Focus on brand or product storytelling
Another method of strengthening your ties with customers is to make them want to be a part of your story. Most probably, you won’t be able to create a narrative comparable to those of Apple or Tesla yet you can use the same mechanism and attract a smaller but loyal audience.
If you sell products similar to your competitors, emphasize your brand. Share the history of your company focusing on your mission and vision, underlying those moments that can be important for the audience you want to attract. If you donate to any charities, let customers participate by purchasing certain products.
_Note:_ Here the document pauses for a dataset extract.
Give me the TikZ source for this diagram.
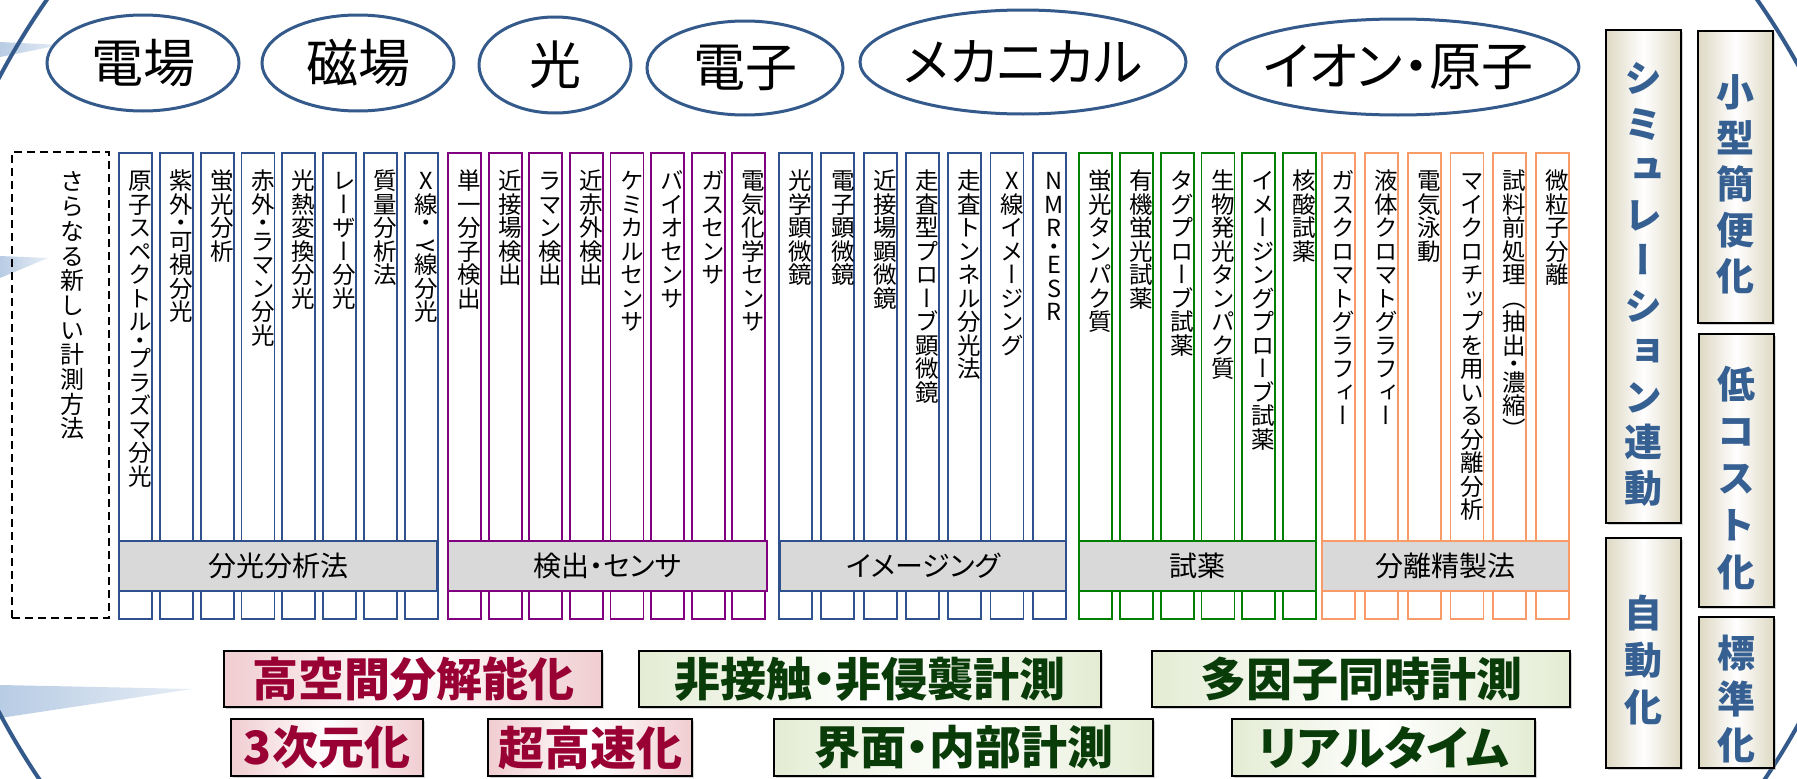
\documentclass[tikz,border=0pt]{standalone}
\usepackage{fontspec}
\usepackage{graphicx}
\setmainfont{Noto Sans CJK JP}
\newfontfamily\hfont{Noto Sans CJK JP}[RawFeature=+palt]
\newfontfamily\vfont{Noto Sans CJK JP}[RawFeature=+vert]
\usetikzlibrary{shapes.geometric,shadows}

\ExplSyntaxOn
\NewDocumentCommand\vt{m}{
  \tl_set:Nx \l_tmpa_tl {#1}
  \tl_map_inline:Nn \l_tmpa_tl { \vtchar{##1} }
}
\ExplSyntaxOff
\newcommand\vtchar[1]{%
  \ifx γ#1\par\rotatebox[origin=c]{-90}{γ}%
  \else\ifx ・#1\par\vspace{-5pt}・\par\vspace{-5pt}%
  \else\par #1\fi\fi}

\definecolor{cblue}{RGB}{47,82,143}
\definecolor{cpurple}{RGB}{128,0,128}
\definecolor{cgreen}{RGB}{0,128,0}
\definecolor{corange}{RGB}{248,155,105}
\definecolor{barfill}{RGB}{217,217,217}
\definecolor{ringblue}{RGB}{52,90,140}
\definecolor{beige}{RGB}{221,217,195}
\definecolor{btext}{RGB}{55,96,146}
\definecolor{pinkfill}{RGB}{240,205,208}
\definecolor{redtext}{RGB}{153,0,51}
\definecolor{greenfill}{RGB}{228,236,212}
\definecolor{gtext}{RGB}{10,60,10}
\definecolor{wedge}{RGB}{184,204,228}

\tikzset{
  colbox/.style={draw=#1, line width=1.8pt, minimum width=33pt, minimum height=466pt, inner sep=0pt, fill=white},
  coltext/.style={anchor=north, inner sep=0pt, text width=28pt, align=center, font=\vfont\fontsize{23.5}{23.5}\selectfont},
  newtext/.style={anchor=north, inner sep=0pt, text width=28pt, align=center, font=\vfont\fontsize{24}{24.7}\selectfont},
  barbox/.style={draw=#1, fill=barfill, line width=2pt, inner sep=0pt, minimum height=50pt, font=\hfont\fontsize{28}{30}\selectfont},
  field/.style={draw=ringblue, line width=3pt, ellipse, inner sep=0pt, font=\hfont\fontsize{52}{56}\selectfont},
  sidebox/.style={draw=black, line width=2.5pt, left color=beige, right color=beige, middle color=white, minimum width=75pt, inner sep=0pt, text width=44pt, align=center, text=btext, font=\vfont\bfseries\fontsize{38}{#1}\selectfont, drop shadow={opacity=0.35, shadow xshift=2pt, shadow yshift=-2pt}},
  goal/.style 2 args={draw=black, line width=2.5pt, left color=#1, right color=#1, middle color=white, text=#2, inner sep=0pt, font=\hfont\bfseries\fontsize{46}{48}\selectfont, drop shadow={opacity=0.35, shadow xshift=2pt, shadow yshift=-2pt}},
  ring/.style={draw=ringblue, line width=4pt},
  wedgefill/.style={left color=wedge, right color=wedge!35}
}

\begin{document}
\setlength{\lineskiplimit}{-50pt}%
\begin{tikzpicture}[x=1pt, y=-1pt]
\useasboundingbox (0,0) rectangle (1797,779);
\fill[white] (0,0) rectangle (1797,779);

% pale beams and the big ring
\begin{scope}
\clip (0,0) rectangle (1797,779);
\shade[wedgefill] (0,42) -- (60,45) -- (0,57) -- cycle;
\shade[wedgefill] (0,256) -- (48,258) -- (0,278) -- cycle;
\shade[wedgefill] (0,685) -- (192,689) -- (0,718) -- cycle;
\draw[ring] (902,395) ellipse [x radius=983pt, y radius=801pt];
\end{scope}

% fields
\node[field, minimum width=192pt, minimum height=96pt] (ef) at (143,63) {\makebox[0pt]{電場}};
\node[field, minimum width=192pt, minimum height=96pt] (mf) at (358,63) {\makebox[0pt]{磁場}};
\node[field, minimum width=152pt, minimum height=96pt] (li) at (555,65) {\makebox[0pt]{光}};
\node[field, minimum width=196pt, minimum height=94pt] (el) at (745,68) {\makebox[0pt]{電子}};
\node[field, minimum width=326pt, minimum height=104pt] (me) at (1023,62) {\makebox[0pt]{メカニカル}};
\node[field, minimum width=362pt, minimum height=96pt] (io) at (1398,67) {\makebox[0pt]{イオン・原子}};

% new methods (dashed)
\node[draw, line width=1.5pt, dash pattern=on 8pt off 5pt, minimum width=97pt, minimum height=466pt, inner sep=0pt] (nw) at (60.5,385) {};
\node[newtext] (nwt) at (72,166) {\vt{さらなる新しい計測方法}};

% spectroscopy
\foreach \t [count=\i from 0] in {原子スペクトル・プラズマ分光,紫外・可視分光,蛍光分析,赤外・ラマン分光,光熱変換分光,レーザー分光,質量分析法,X線・γ線分光} {
  \pgfmathsetmacro\cx{119+40.8*\i+16.5}
  \node[colbox=cblue] (sp\i) at (\cx,386) {};
  \node[coltext] (spt\i) at (\cx+5,166) {\vt{\t}};
}
% detection
\foreach \t [count=\i from 0] in {単一分子検出,近接場検出,ラマン検出,近赤外検出,ケミカルセンサ,バイオセンサ,ガスセンサ,電気化学センサ} {
  \pgfmathsetmacro\cx{448+40.6*\i+16.5}
  \node[colbox=cpurple] (de\i) at (\cx,386) {};
  \node[coltext] (det\i) at (\cx+5,166) {\vt{\t}};
}
% imaging
\foreach \t [count=\i from 0] in {光学顕微鏡,電子顕微鏡,近接場顕微鏡,走査型プローブ顕微鏡,走査トンネル分光法,X線イメージング,NMR・ESR} {
  \pgfmathsetmacro\cx{779+42.3*\i+16.5}
  \node[colbox=cblue] (im\i) at (\cx,386) {};
  \node[coltext] (imt\i) at (\cx+5,166) {\vt{\t}};
}
% reagents
\foreach \t [count=\i from 0] in {蛍光タンパク質,有機蛍光試薬,タグプローブ試薬,生物発光タンパク質,イメージングプローブ試薬,核酸試薬} {
  \pgfmathsetmacro\cx{1079+40.8*\i+16.5}
  \node[colbox=cgreen] (re\i) at (\cx,386) {};
  \node[coltext] (ret\i) at (\cx+5,166) {\vt{\t}};
}
% separation
\foreach \t [count=\i from 0] in {ガスクロマトグラフィー,液体クロマトグラフィー,電気泳動,マイクロチップを用いる分離分析,試料前処理（抽出・濃縮）,微粒子分離} {
  \pgfmathsetmacro\cx{1322+42.8*\i+16.5}
  \node[colbox=corange] (se\i) at (\cx,386) {};
  \node[coltext] (set\i) at (\cx+5,166) {\vt{\t}};
}

% category bars
\node[barbox=cblue, minimum width=318pt] (b1) at (278,566) {分光分析法};
\node[barbox=cpurple, minimum width=319pt] (b2) at (607.5,566) {検出・センサ};
\node[barbox=cblue, minimum width=286pt] (b3) at (923,566) {イメージング};
\node[barbox=cgreen, minimum width=237pt] (b4) at (1197.5,566) {試薬};
\node[barbox=corange, minimum width=247pt] (b5) at (1445.5,566) {分離精製法};

% side boxes
\node[sidebox=45.5, minimum height=493pt] (sim) at (1643.5,276.5) {\vt{シミュレーション連動}};
\node[sidebox=46, minimum height=292pt] (small) at (1735.5,177) {\vt{小型簡便化}};
\node[sidebox=47, minimum height=273pt] (cost) at (1736.5,470.5) {\vt{低コスト化}};
\node[sidebox=47, minimum height=230pt] (auto) at (1643.5,653) {\vt{自動化}};
\node[sidebox=46, minimum height=151pt] (std) at (1736.5,692.5) {\vt{標準化}};

% goals
\node[goal={pinkfill}{redtext}, minimum width=378pt, minimum height=56pt] (hr) at (413,679) {高空間分解能化};
\node[goal={greenfill}{gtext}, minimum width=462pt, minimum height=56pt] (nc) at (870,679) {非接触・非侵襲計測};
\node[goal={greenfill}{gtext}, minimum width=418pt, minimum height=56pt] (mfac) at (1361,679) {多因子同時計測};
\node[goal={pinkfill}{redtext}, minimum width=192pt, minimum height=57pt] (td) at (327,747.5) {3次元化};
\node[goal={pinkfill}{redtext}, minimum width=204pt, minimum height=57pt] (fast) at (590,747.5) {超高速化};
\node[goal={greenfill}{gtext}, minimum width=379pt, minimum height=57pt] (inf) at (963.5,747.5) {界面・内部計測};
\node[goal={greenfill}{gtext}, minimum width=303pt, minimum height=57pt] (rt) at (1383.5,747.5) {リアルタイム};
\end{tikzpicture}
\end{document}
If you sell unique products, for instance, created using intricate technologies, local materials, or exceptional craftsmanship, put this into the narrative and sell your products with a story. Powerful product narratives can inspire customers to participate in a common initiative, like letting local businesses become more visible. Product narratives can also be used for reacting to the changes in customer behavior or the market by means of revealing new meanings and showing how your products or services can be used to address new challenges.
Practice social listening
Social media is where people, including your customers, spend a part of their lives and share things that bring them joy (or frustration). You can use a social listening platform, like a standalone tool or the one connected via a CRM, to find out what people are talking about your brand, your stores, your employees, your products or services, and your competitors. With such insights, you can promptly react to complaints and offer solutions via your customers’ preferred channels. Plus, by putting together all the feedback, you can pinpoint common problems and prioritize the most pressing issues for improvement.
Keep in touch
Any relationship implies regular interactions, and it’s true about relationship-based selling. Even if the customer makes one purchase and doesn’t return during a long period of time, you still can keep in touch with them thus reminding them about ways you can help.
If applicable, you can offer post-sale support that allows contacting a sales or support agent in case the customer has any questions, issues, or comments. Besides, you can use messengers to notify your customers about special offers, discounts, and secret deals, invite them to brand or charity events at your store, and share information about products related to their previous purchases. It’s possible to create special reminders in your CRM or plainly in the calendar to make sure no customer is left behind and gets a portion of personalized attention. Plus, you can use your social media accounts to tell your story, celebrate important milestones of your company, share user-generated content, and run contests.
All the stakes on relationships
Relationship-based selling will never be able to replace transactional selling. However, building relationships is a promising investment for the future that guarantees the company builds a community of loyal customers who are ready to choose the company’s products and services over and over again.